— Begin —
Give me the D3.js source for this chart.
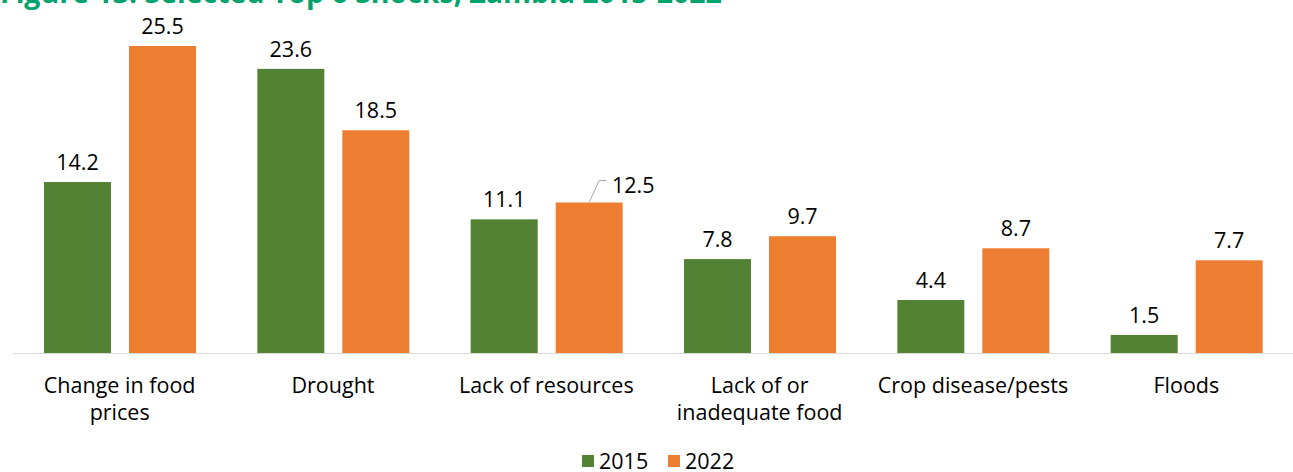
<!DOCTYPE html>
<html>
<head>
<meta charset="utf-8">
<script src="https://cdn.jsdelivr.net/npm/d3@7"></script>
<style>
  html, body { margin: 0; padding: 0; background: #fff; }
  svg { display: block; }
</style>
</head>
<body>
<svg id="chart" width="1293" height="472"></svg>
<script>
const categories = [["Change in food", "prices"], ["Drought"], ["Lack of resources"], ["Lack of or", "inadequate food"], ["Crop disease/pests"], ["Floods"]];
const seriesNames = ["2015", "2022"];
const values2015 = [14.2, 23.6, 11.1, 7.8, 4.4, 1.5];
const values2022 = [25.5, 18.5, 12.5, 9.7, 8.7, 7.7];
const colors = ["#548235", "#ED7D31"];
const titleText = "Figure 13: Selected Top 6 Shocks, Zambia 2015-2022";

const svg = d3.select("#chart");
const font = "'Open Sans', sans-serif";
const fs = 21.5;

const left = 13, right = 1293, baseY = 353;
const x0 = d3.scaleBand().domain(d3.range(categories.length)).range([left, right]);
const x1 = d3.scaleBand().domain([0, 1]).range([31, 183]).paddingInner(18 / 85).paddingOuter(0);
const y = d3.scaleLinear().domain([0, 25.5]).range([baseY, 46]);

// title (mostly cut off at the top, as in the reference)
const title = svg.append("text")
  .attr("x", 0).attr("y", 3)
  .attr("font-family", font)
  .attr("font-weight", "bold")
  .attr("font-size", 24)
  .attr("fill", "#00A36C")
  .text(titleText);
const tw = title.node().getComputedTextLength();
title.attr("font-size", 24 * 722 / tw);

const data = categories.map((c, i) => ({ i, vals: [values2015[i], values2022[i]] }));

const g = svg.selectAll("g.grp").data(data).enter().append("g")
  .attr("class", "grp")
  .attr("transform", d => `translate(${x0(d.i)},0)`);

g.selectAll("rect").data(d => d.vals.map((v, s) => ({ v, s }))).enter().append("rect")
  .attr("x", d => x1(d.s))
  .attr("width", x1.bandwidth())
  .attr("y", d => y(d.v))
  .attr("height", d => baseY - y(d.v))
  .attr("fill", d => colors[d.s]);

const shifted = (d) => d.i === 2 && d.s === 1;
g.selectAll("text.val").data(d => d.vals.map((v, s) => ({ v, s, i: d.i }))).enter().append("text")
  .attr("class", "val")
  .attr("x", d => x1(d.s) + x1.bandwidth() / 2 + (shifted(d) ? 44 : 0))
  .attr("y", d => y(d.v) - 12 + (shifted(d) ? 2 : 0))
  .attr("text-anchor", "middle")
  .attr("font-family", font)
  .attr("font-size", fs)
  .attr("fill", "#000")
  .text(d => d.v.toFixed(1));

// leader line for the shifted label
{
  const i = 2, s = 1;
  const bx = x0(i) + x1(s) + x1.bandwidth() / 2;
  const by = y(values2022[i]);
  svg.append("polyline")
    .attr("points", `${bx},${by} ${bx + 10},${by - 22} ${bx + 17},${by - 22}`)
    .attr("fill", "none")
    .attr("stroke", "#a6a6a6")
    .attr("stroke-width", 1);
}

// baseline
svg.append("line")
  .attr("x1", left).attr("x2", right)
  .attr("y1", baseY + 0.5).attr("y2", baseY + 0.5)
  .attr("stroke", "#d9d9d9").attr("stroke-width", 1);

// category labels
const cl = svg.selectAll("text.cat").data(categories).enter().append("text")
  .attr("class", "cat")
  .attr("text-anchor", "middle")
  .attr("font-family", font)
  .attr("font-size", fs)
  .attr("fill", "#000");
cl.each(function(d, i) {
  const t = d3.select(this);
  d.forEach((line, k) => {
    t.append("tspan")
      .attr("x", x0(i) + x0.bandwidth() / 2)
      .attr("y", 393 + k * 27)
      .text(line);
  });
});

// legend
const legX = [582, 668];
seriesNames.forEach((name, s) => {
  svg.append("rect").attr("x", legX[s]).attr("y", 455).attr("width", 12).attr("height", 12).attr("fill", colors[s]);
  svg.append("text").attr("x", legX[s] + 17).attr("y", 469)
    .attr("font-family", font).attr("font-size", fs).attr("fill", "#000").text(name);
});
</script>
</body>
</html>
— End —
YOUR TASK: Leave the pictures out and copy the rest of the data exactly.

ANSWER BELOW:
Give me the D3.js source for this chart.
<!DOCTYPE html>
<html>
<head>
<meta charset="utf-8">
<script src="https://cdn.jsdelivr.net/npm/d3@7"></script>
<style>
  html, body { margin: 0; padding: 0; background: #fff; }
  svg { display: block; }
</style>
</head>
<body>
<svg id="chart" width="1293" height="472"></svg>
<script>
const categories = [["Change in food", "prices"], ["Drought"], ["Lack of resources"], ["Lack of or", "inadequate food"], ["Crop disease/pests"], ["Floods"]];
const seriesNames = ["2015", "2022"];
const values2015 = [14.2, 23.6, 11.1, 7.8, 4.4, 1.5];
const values2022 = [25.5, 18.5, 12.5, 9.7, 8.7, 7.7];
const colors = ["#548235", "#ED7D31"];
const titleText = "Figure 13: Selected Top 6 Shocks, Zambia 2015-2022";

const svg = d3.select("#chart");
const font = "'Open Sans', sans-serif";
const fs = 21.5;

const left = 13, right = 1293, baseY = 353;
const x0 = d3.scaleBand().domain(d3.range(categories.length)).range([left, right]);
const x1 = d3.scaleBand().domain([0, 1]).range([31, 183]).paddingInner(18 / 85).paddingOuter(0);
const y = d3.scaleLinear().domain([0, 25.5]).range([baseY, 46]);

// title (mostly cut off at the top, as in the reference)
const title = svg.append("text")
  .attr("x", 0).attr("y", 3)
  .attr("font-family", font)
  .attr("font-weight", "bold")
  .attr("font-size", 24)
  .attr("fill", "#00A36C")
  .text(titleText);
const tw = title.node().getComputedTextLength();
title.attr("font-size", 24 * 722 / tw);

const data = categories.map((c, i) => ({ i, vals: [values2015[i], values2022[i]] }));

const g = svg.selectAll("g.grp").data(data).enter().append("g")
  .attr("class", "grp")
  .attr("transform", d => `translate(${x0(d.i)},0)`);

g.selectAll("rect").data(d => d.vals.map((v, s) => ({ v, s }))).enter().append("rect")
  .attr("x", d => x1(d.s))
  .attr("width", x1.bandwidth())
  .attr("y", d => y(d.v))
  .attr("height", d => baseY - y(d.v))
  .attr("fill", d => colors[d.s]);

const shifted = (d) => d.i === 2 && d.s === 1;
g.selectAll("text.val").data(d => d.vals.map((v, s) => ({ v, s, i: d.i }))).enter().append("text")
  .attr("class", "val")
  .attr("x", d => x1(d.s) + x1.bandwidth() / 2 + (shifted(d) ? 44 : 0))
  .attr("y", d => y(d.v) - 12 + (shifted(d) ? 2 : 0))
  .attr("text-anchor", "middle")
  .attr("font-family", font)
  .attr("font-size", fs)
  .attr("fill", "#000")
  .text(d => d.v.toFixed(1));

// leader line for the shifted label
{
  const i = 2, s = 1;
  const bx = x0(i) + x1(s) + x1.bandwidth() / 2;
  const by = y(values2022[i]);
  svg.append("polyline")
    .attr("points", `${bx},${by} ${bx + 10},${by - 22} ${bx + 17},${by - 22}`)
    .attr("fill", "none")
    .attr("stroke", "#a6a6a6")
    .attr("stroke-width", 1);
}

// baseline
svg.append("line")
  .attr("x1", left).attr("x2", right)
  .attr("y1", baseY + 0.5).attr("y2", baseY + 0.5)
  .attr("stroke", "#d9d9d9").attr("stroke-width", 1);

// category labels
const cl = svg.selectAll("text.cat").data(categories).enter().append("text")
  .attr("class", "cat")
  .attr("text-anchor", "middle")
  .attr("font-family", font)
  .attr("font-size", fs)
  .attr("fill", "#000");
cl.each(function(d, i) {
  const t = d3.select(this);
  d.forEach((line, k) => {
    t.append("tspan")
      .attr("x", x0(i) + x0.bandwidth() / 2)
      .attr("y", 393 + k * 27)
      .text(line);
  });
});

// legend
const legX = [582, 668];
seriesNames.forEach((name, s) => {
  svg.append("rect").attr("x", legX[s]).attr("y", 455).attr("width", 12).attr("height", 12).attr("fill", colors[s]);
  svg.append("text").attr("x", legX[s] + 17).attr("y", 469)
    .attr("font-family", font).attr("font-size", fs).attr("fill", "#000").text(name);
});
</script>
</body>
</html>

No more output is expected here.